Amadou n’était pas simplement un chanteur. Il était une mémoire vivante de nos luttes, un troubadour du peuple, un porte-parole des rues de Bamako aux scènes internationales. Sa voix a traversé les frontières, les barrières sociales et linguistiques, pour porter un message universel : la dignité, la paix, la démocratie, et l’amour.
Le griot moderne de la démocratie
Dans ses chansons, Amadou parlait vrai. Il chantait l’injustice sans détour, glorifiait l’État de droit sans naïveté, et appelait sans relâche à un Mali plus uni, plus juste. Il n’était pas de ceux qui chantent pour le pouvoir, mais de ceux qui chantent pour éveiller. Il disait un jour : « Quand on chante pour les pauvres, c’est Dieu qu’on loue. » Cette phrase, comme une devise, guidait son art et sa vie.
À travers des titres comme “Je pense à toi”, “Politic Amagni” ou “La réalité”, il racontait les douleurs du quotidien malien avec poésie, avec tendresse, mais aussi avec une lucidité parfois brutale. Il dénonçait la corruption, le népotisme, l’oubli des campagnes, les enfants sans école, les hôpitaux sans soins.

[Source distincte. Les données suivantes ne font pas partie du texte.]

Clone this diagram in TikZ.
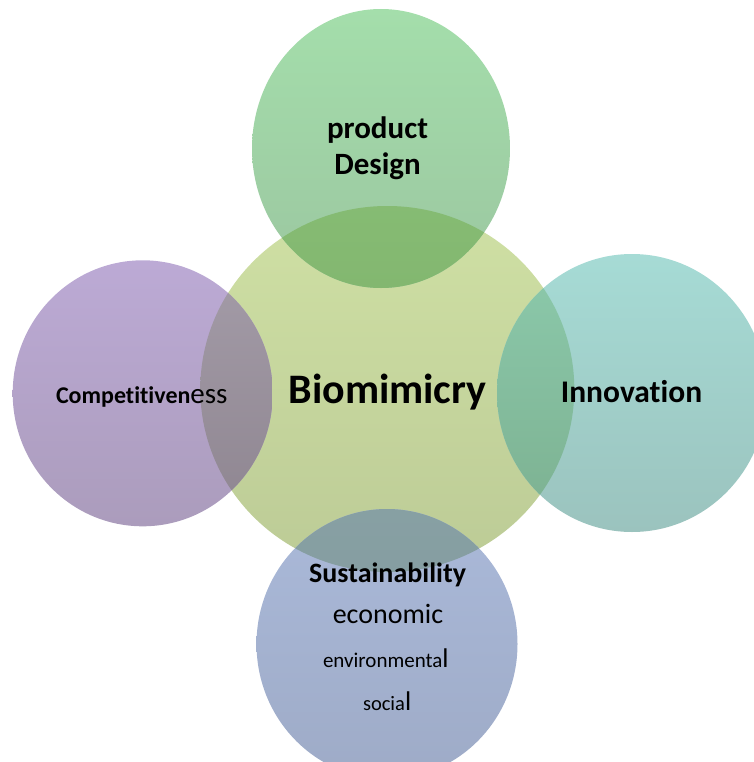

Une légende musicale aux côtés de Mariam
L’histoire d’Amadou ne se raconte pas sans Mariam. Ensemble, ils ont su transformer leur handicap (ils sont tous deux malvoyants) en force créatrice. Leur rencontre à l’Institut des Jeunes Aveugles de Bamako dans les années 1970 fut le début d’une des plus belles aventures musicales du continent.
En 2004, Un Dimanche à Bamako – produit par Manu Chao – les propulse sur la scène mondiale. C’est plus qu’un album : c’est un hymne à la vie malienne, un éclat de soleil dans l’ombre des douleurs. Depuis, leur musique s’est imposée comme un pont entre les peuples, entre le Nord et le Sud, entre les générations.
Un repère pour toute une génération
Dans les rues de Bamako comme dans les campagnes reculées de Ségou ou Tombouctou, les chansons d’Amadou ont accompagné des enterrements, des mariages, des marches citoyennes, des rassemblements d’étudiants, des grèves d’enseignants. Il chantait la vie, et surtout il chantait notre vie.
Amadou Bagayoko a inspiré des générations d’artistes maliens, africains, et bien au-delà. Il laisse derrière lui un héritage immense, non seulement artistique, mais aussi politique et moral. Dans un Mali où la démocratie est souvent menacée, où la parole libre coûte parfois la vie, Amadou était une lueur, un repère.
Une perte nationale, un deuil universel
À sa femme Mariam, à sa famille, à tous les Maliens et amis du Mali, nous adressons nos condoléances les plus sincères. Mais surtout, nous faisons cette promesse : la voix d’Amadou ne s’éteindra jamais. Elle continuera de résonner dans nos radios, nos cœurs et nos combats. Parce qu’un artiste comme lui ne meurt pas. Il devient immortel dans la mémoire des peuples.
Repose en paix Amadou Bagayoko. Que le ciel t’offre la scène que tu mérites.